What is in this article?:
• Prices appear stable as the price ratio of corn and wheat is returning to a traditional relationship.
• Fundamentals are not bullish going into planting for 2012.
• However, concern for global exports and moisture for winter seeding in the U.S. are supporting prices.
Ending stocks will fall
Ending stocks will fall to make up for the shortage to 177 million tons.
As long as corn and soybean prices remain strong, there will be concern with wheat production so prices should remain strong for winter planting to keep acreage in wheat and alleviate the threat of greater shortage of wheat globally down the road.
Total U.S. disappearance of wheat in 2011/12 fell to 2.23 million bushels in response to smaller crop and drop in exports with increased production in exporting nations other than the U.S.
Total domestic food use rose to 926 million bushels, an increase of 1 percent. For 2012/13, the trend is forecast to reverse. Food use is expected to grow to 950 million bushels representing 76 percent of domestic use and 39 percent of total use.
Feed use is forecast to jump to 220 million bushels, having substituted for corn in rations. This figure could grow more with higher corn prices.
Exports will increase with a weaker dollar and a 7 percent drop in exporter nation production.
The U.S. is expected to export 1.2 billion bushels.

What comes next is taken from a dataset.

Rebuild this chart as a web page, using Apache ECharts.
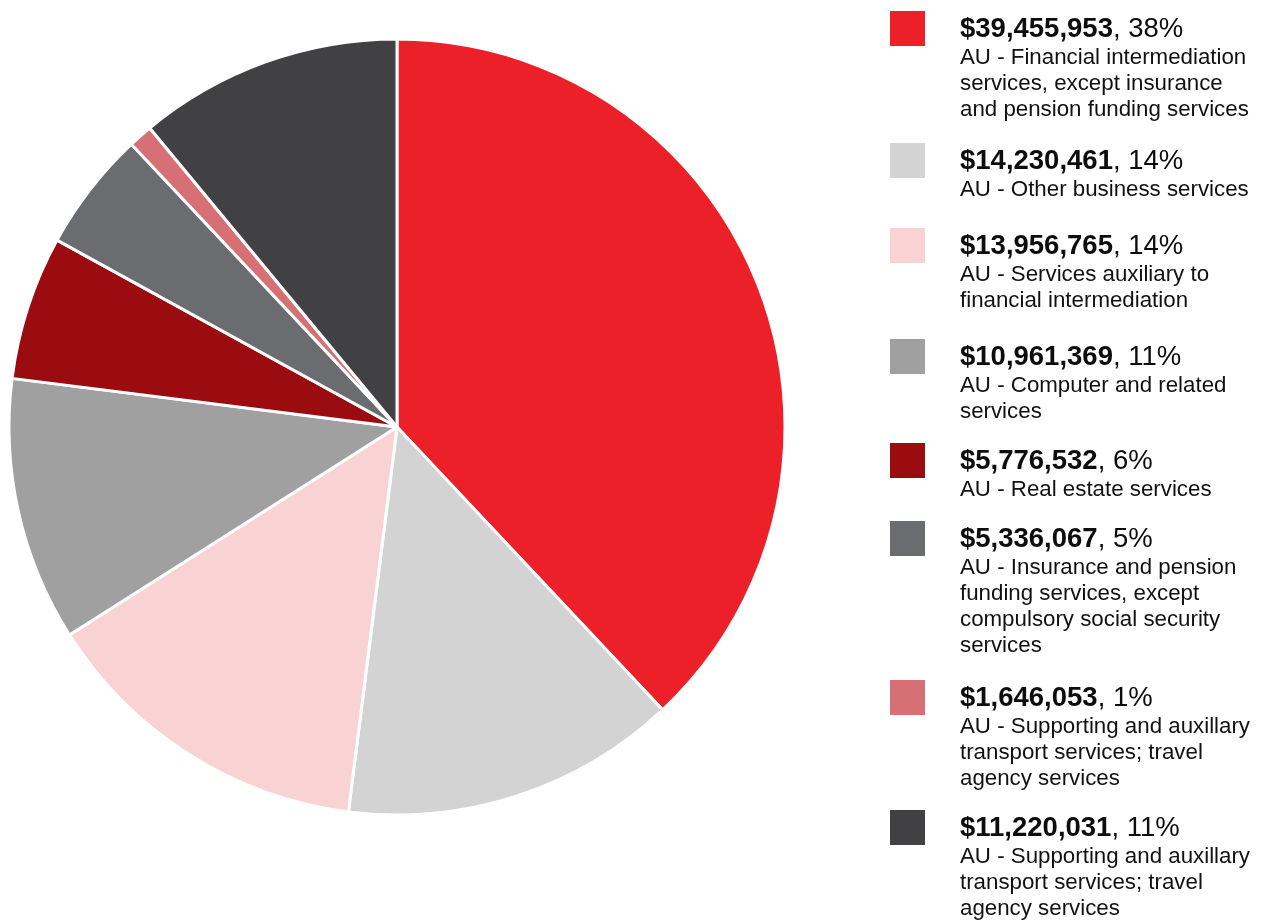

Source: FAS USDA Grain: World Markets and Trade, Circular Series, September 2012
Local mills in Georgia and neighboring states are the main source of mill demand for Georgia wheat. Mill demand does not fluctuate as much as exports, but the domestic mill use is also limited.
Thus, exports can have a large influence on year-to-year price of soft red winter wheat. When exports are down, basis widens and prices fall in Georgia.
Prices at planting will be much better for growers than the last couple years. Basis has improved bid at 50-60 cents under under Chicago July futures for 2013.
Contract prices will likely be around $8 per bushel.
Corn and soybean prices probably peaked in early September, unless harvest surprises analysts with bigger drop in yields. These will likely be moderated with more acres planted than previously reported.
Fundamental supply and demand estimates indicate supplies should be adequate for the U.S. Exports will be key.